Está claro que o mercado de trabalho atual se aproveita escancaradamente do sofrimento diário de seus funcionários por entendê-los como força produtiva. Não apenas se aproveita como contribui ativamente para a criação desse sofrimento, exigindo cumprimento de metas, acirrando competitividades, aterrorizando os empregados com ameaças de desemprego, oferecendo como solução ao desemprego a precarização dos direitos do trabalhador, terceirizando… Ou seja, os moldes de trabalho atuais também oferecem um sufocamento e apagamento dos trabalhadores enquanto sujeitos subjetivos. O cenário trabalhista que encontramos hoje é justamente um dos grandes contribuintes para a saturação da saúde mental dos brasileiros e para ascensão de tantos casos de depressão, surtos, ideações suicidas e suicídios que infelizmente vêm permeando a clínica com frequência.

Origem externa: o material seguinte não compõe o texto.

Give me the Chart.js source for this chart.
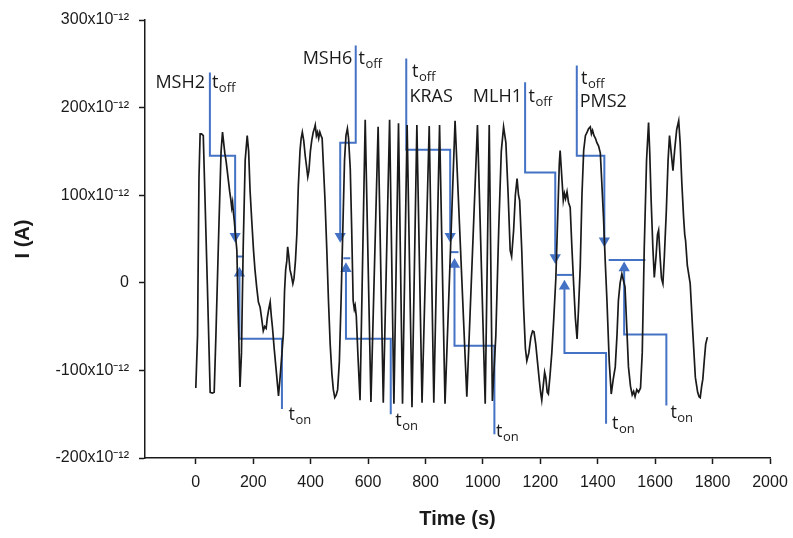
<!DOCTYPE html>
<html>
<head>
<meta charset="utf-8">
<script src="https://cdn.jsdelivr.net/npm/chart.js@4/dist/chart.umd.min.js"></script>
<style>
  html, body { margin: 0; padding: 0; background: #fff; }
  #wrap { width: 793px; height: 538px; }
</style>
</head>
<body>
<div id="wrap"><canvas id="myChart" width="793" height="538"></canvas></div>
<script>
// current trace, time in s, current in pA (axis shows x10^-12 A)
const time = [0, 6, 11, 15, 20, 26, 30, 40, 50, 58, 64, 70, 80, 88, 93, 97, 101, 105, 108, 113, 118, 122, 125, 128, 131, 134, 138, 143, 148, 154,
    159, 165, 172, 179, 184, 189, 195, 201, 206, 212, 218, 224, 229, 235, 240, 245, 249, 254, 259, 263, 267, 273, 280, 288, 293, 299, 305, 309, 313, 317,
    320, 324, 328, 333, 338, 342, 347, 352, 357, 363, 367, 371, 376, 381, 386, 390, 394, 399, 404, 409, 413, 416, 420, 424, 428, 432, 436, 440, 445, 450,
    456, 462, 468, 474, 479, 484, 489, 494, 500, 506, 512, 518, 523, 528, 532, 538, 543, 548, 552, 555, 559, 565, 572, 590, 610, 635, 653, 675, 690, 706,
    720, 736, 753, 770, 788, 813, 829, 849, 868, 903, 944, 981, 1008, 1022, 1033, 1045, 1055, 1064, 1072, 1080, 1088, 1095, 1100, 1107, 1113, 1119, 1124, 1128, 1135, 1142,
    1148, 1153, 1160, 1167, 1173, 1178, 1184, 1190, 1196, 1201, 1205, 1210, 1215, 1219, 1224, 1228, 1234, 1240, 1247, 1254, 1261, 1266, 1269, 1274, 1280, 1284, 1288, 1293, 1298, 1304,
    1310, 1316, 1322, 1328, 1333, 1339, 1345, 1351, 1357, 1363, 1368, 1374, 1378, 1382, 1387, 1392, 1397, 1403, 1409, 1414, 1420, 1426, 1432, 1440, 1447, 1454, 1461, 1467, 1472, 1478,
    1484, 1490, 1495, 1501, 1507, 1514, 1520, 1525, 1530, 1536, 1542, 1549, 1555, 1562, 1570, 1577, 1581, 1586, 1592, 1597, 1603, 1608, 1612, 1617, 1622, 1627, 1632, 1639, 1645, 1650,
    1656, 1662, 1668, 1675, 1682, 1687, 1693, 1699, 1703, 1706, 1712, 1722, 1730, 1740, 1748, 1753, 1757, 1762, 1766, 1771, 1776, 1782];
const current = [-120, -60, 120, 170, 170, 168, 120, 0, -125, -126, -125, -60, 60, 150, 172, 160, 148, 140, 132, 118, 104, 95, 86, 92, 80, 71, 55, 37, -40, -119,
    -80, 40, 140, 168, 150, 105, 70, 37, 15, -5, -22, -28, -40, -55, -50, -52, -40, -30, -22, -38, -51, -75, -100, -129, -110, -85, -58, -10, 15, 25,
    41, 30, 15, 8, -1, 5, 25, 56, 110, 151, 165, 172, 162, 145, 132, 121, 128, 150, 163, 172, 176, 180, 168, 172, 165, 172, 168, 165, 130, 94,
    40, -20, -70, -104, -122, -131, -128, -122, -90, -20, 60, 140, 168, 176, 165, 130, 60, -20, -30, -26, -38, -85, -134, 186, -136, 178, -137, 186, -138, 182,
    -138, 180, -142, 180, -137, 179, -137, 180, -138, 185, -130, 180, -138, 180, -135, -60, 60, 150, 178, 160, 100, 37, 30, 60, 100, 119, 100, 94, 40, -30,
    -75, -89, -80, -62, -55, -56, -70, -90, -110, -125, -134, -118, -102, -108, -125, -127, -105, -80, -40, 5, 80, 135, 151, 125, 94, 102, 96, 104, 92, 86,
    40, -1, -40, -64, -30, 18, 100, 151, 168, 172, 176, 178, 170, 174, 168, 165, 160, 156, 148, 115, 75, 25, -20, -90, -127, -110, -96, -60, -20, 0,
    10, 2, -5, -50, -96, -118, -128, -124, -130, -122, -125, -120, -80, 40, 140, 183, 150, 94, 40, 6, 30, 55, 60, 30, 5, -1, 30, 83, 140, 168,
    148, 128, 152, 175, 185, 160, 113, 75, 55, 48, 20, -1, -50, -108, -125, -130, -131, -118, -110, -89, -70, -62];

const xTicks = [0, 200, 400, 600, 800, 1000, 1200, 1400, 1600, 1800, 2000];
const yTicks = [-200, -100, 0, 100, 200, 300];

// blue markers per gene
const genes = ['MSH2', 'MSH6', 'KRAS', 'MLH1', 'PMS2'];
const offPathT = [[49, 49, 137, 137], [557, 557, 503, 503], [733, 733, 886, 886], [1147, 1147, 1252, 1252], [1327, 1327, 1423, 1423]];
const offPathI = [[240, 145, 145, 53], [271, 160, 160, 53], [256, 152, 152, 53], [229, 126, 126, 29], [248, 145, 145, 48]];
const markT = [[143, 166], [514, 538], [888, 915], [1258, 1312], [1438, 1566]];
const markI = [30, 28, 35, 9, 26];
const onPathT = [[152, 152, 300, 300], [523, 523, 679, 679], [901, 901, 1040, 1040], [1284, 1284, 1429, 1429], [1492, 1492, 1639, 1639]];
const onPathI = [[11, -64, -64, -144], [16, -64, -64, -150], [21, -72, -72, -173], [-4, -80, -80, -161], [17, -59, -59, -140]];

// text anchors (data coords)
const nameAt = [[32, 222, 'right'], [545, 250, 'right'], [744, 206, 'left'], [1136, 206, 'right'], [1337, 201, 'left']];
const offAt = [[56, 222], [567, 250], [753, 235], [1159, 206], [1342, 227]];
const onAt = [[323, -157], [695, -163], [1046, -176], [1450, -167], [1653, -154]];

const BLUE = '#4472C4';
const INK = '#1a1a1a';

const pts = (xs, ys) => xs.map((x, i) => ({x: x, y: ys[i]}));

const datasets = [{
    data: pts(time, current),
    borderColor: INK,
    borderWidth: 1.7,
    pointRadius: 0,
    showLine: true,
    tension: 0
}];

genes.forEach((g, k) => {
    datasets.push({
        data: pts(offPathT[k], offPathI[k]),
        borderColor: BLUE, backgroundColor: BLUE, borderWidth: 2, showLine: true,
        pointStyle: 'triangle', pointRotation: 180,
        pointRadius: c => c.dataIndex === 3 ? 4.5 : 0
    });
    datasets.push({
        data: pts(markT[k], [markI[k], markI[k]]),
        borderColor: BLUE, borderWidth: 2, showLine: true, pointRadius: 0
    });
    datasets.push({
        data: pts(onPathT[k], onPathI[k]),
        borderColor: BLUE, backgroundColor: BLUE, borderWidth: 2, showLine: true,
        pointStyle: 'triangle', pointRotation: 0,
        pointRadius: c => c.dataIndex === 0 ? 4.5 : 0
    });
});

const labelPlugin = {
    id: 'geneLabels',
    afterDatasetsDraw(chart) {
        const ctx = chart.ctx, sx = chart.scales.x, sy = chart.scales.y;
        const sub = (t, s, x, y) => {
            ctx.font = '18px "Open Sans"';
            ctx.textAlign = 'left';
            ctx.fillText(t, x, y);
            const w = ctx.measureText(t).width;
            ctx.font = '13px "Open Sans"';
            ctx.fillText(s, x + w + 0.5, y + 4);
        };
        ctx.save();
        ctx.fillStyle = INK;
        ctx.textBaseline = 'alphabetic';
        genes.forEach((g, k) => {
            ctx.font = '18px "Open Sans"';
            ctx.textAlign = nameAt[k][2];
            ctx.fillText(g, sx.getPixelForValue(nameAt[k][0]), sy.getPixelForValue(nameAt[k][1]));
            sub('t', 'off', sx.getPixelForValue(offAt[k][0]), sy.getPixelForValue(offAt[k][1]));
            sub('t', 'on', sx.getPixelForValue(onAt[k][0]), sy.getPixelForValue(onAt[k][1]));
        });
        ctx.restore();
    }
};

const config = {
    type: 'scatter',
    data: {datasets: datasets},
    options: {
        responsive: false,
        animation: false,
        events: [],
        layout: {padding: {top: 20, right: 23, left: 0, bottom: 0}},
        plugins: {legend: {display: false}, tooltip: {enabled: false}},
        scales: {
            x: {
                type: 'linear',
                min: -177,
                max: 2000,
                afterBuildTicks: s => { s.ticks = xTicks.map(v => ({value: v})); },
                afterFit: s => { s.height = 80; s.paddingLeft = 0; s.paddingRight = 0; },
                border: {color: INK, width: 1.5},
                grid: {drawOnChartArea: false, drawTicks: true, tickLength: 6, tickColor: INK, tickWidth: 1.5},
                ticks: {
                    color: INK,
                    font: {family: '"Liberation Sans", Arial, sans-serif', size: 16},
                    padding: 9,
                    maxRotation: 0,
                    callback: v => String(v)
                },
                title: {display: true, text: 'Time (s)', color: INK, font: {family: '"Liberation Sans", Arial, sans-serif', size: 20, weight: 'bold'}, padding: {top: 0, bottom: 7}}
            },
            y: {
                min: -200,
                max: 300,
                afterBuildTicks: s => { s.ticks = yTicks.map(v => ({value: v})); },
                afterFit: s => { s.width = 145; s.paddingTop = 0; s.paddingBottom = 0; },
                border: {color: INK, width: 1.5},
                grid: {drawOnChartArea: false, drawTicks: true, tickLength: 6, tickColor: INK, tickWidth: 1.5},
                ticks: {
                    color: INK,
                    font: {family: '"Liberation Sans", Arial, sans-serif', size: 16},
                    padding: 10,
                    callback: v => v === 0 ? '0' : v + 'x10\u207B\u00B9\u00B2'
                },
                title: {display: true, text: 'I (A)', color: INK, font: {family: '"Liberation Sans", Arial, sans-serif', size: 20, weight: 'bold'}, padding: {top: 11, bottom: 0}}
            }
        }
    },
    plugins: [labelPlugin]
};

const myChart = new Chart(document.getElementById('myChart'), config);
</script>
</body>
</html>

Obviamente que toda essa manobra neoliberal nas instituições trabalhistas gira em torno da lógica de lucro de capital para os mais ricos do Brasil – às custas da exploração e exclusão completa do que há de subjetivo nos indivíduos. Faria sentido pensarmos que, além de redimensionar a complexidade do sujeito a nada, outro objetivo da volta dos hospitais psiquiátricos também seria lucrar financeiramente?

Por fim, convoco todas e todos que se sensibilizam com a luta antimanicomial a tomarem seus lugares em mais uma batalha. Daremos prosseguimento aos debates e construções de práticas de saúde mental nas quais acreditamos, por uma sociedade que ofereça um olhar verdadeiramente singular e digno para todos.